Early therapeutic approaches might be key in battling COVID-19 disease. Pharmaceutical administration in pregnancy is very limited, especially when drugs are still in the investigatory stage and whose mechanisms may be very aggressive with deleterious side effects for the patient. Data has yet to be accumulated and published on the effects of some of the current pharmaceutical therapeutics employed for COVID-19 on the pregnant patient and the fetus. Vaccination in pregnant women has been recommended by the CDC.6 Pregnant women may be hesitant to receive it because of unknown longterm outcomes for them and their offspring.

This paper was written to provide a possible additional alternative.
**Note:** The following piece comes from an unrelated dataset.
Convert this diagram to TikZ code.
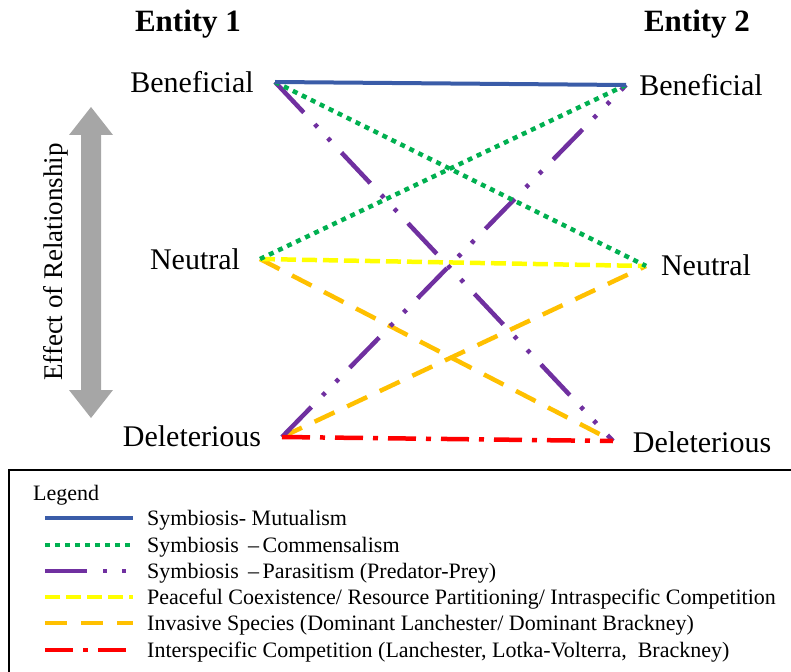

It has been demonstrated that probiotics can effectively counteract some immune dysregulations caused by viral infections.54 Therefore, it may be a viable therapeutic approach to target first and second-stage pathogenesis of COVID-19 with probiotics. Potentially hindering the coronavirus from progressing to the third and final stage of the disease or decrease an exaggerated inflammatory response by counterproducing anti-inflammatory cytokines and chemokines as well as SCFA’s.50-53 This is especially important at the beginning and end of pregnancy (pro-inflammatory phases).23

Probiotics have been used in pregnancy and are proven to be safe by the FDA.55 They have been shown to protect against infectious disease by immunomodulatory regulation and antiviral activity.54 Therefore it’s recommendation for use as an additional strategy against COVID-19 infection or it’s progression and ensuing complications is warranted. The metabolic actions of the beneficial gut bacteria in producing SCFAs and other anti-inflammatory properties reinforce the modified immune system of pregnancy. They also regulate the naturally occurring immune system shift and counteract dysbiosis in the case of COVID-19 disease.

The challenging circumstances in combatting Covid-19 during pregnancy requires exceptional immune support. There is mounting evidence that probiotics modulate gut health. They are safe and effective in improving immunity and fighting viral activity. Disease severity has been moderated with a healthy microbiota, which could lessen the course of disease severity during pregnancy. This approach might be considered by clinicians caring for these patients.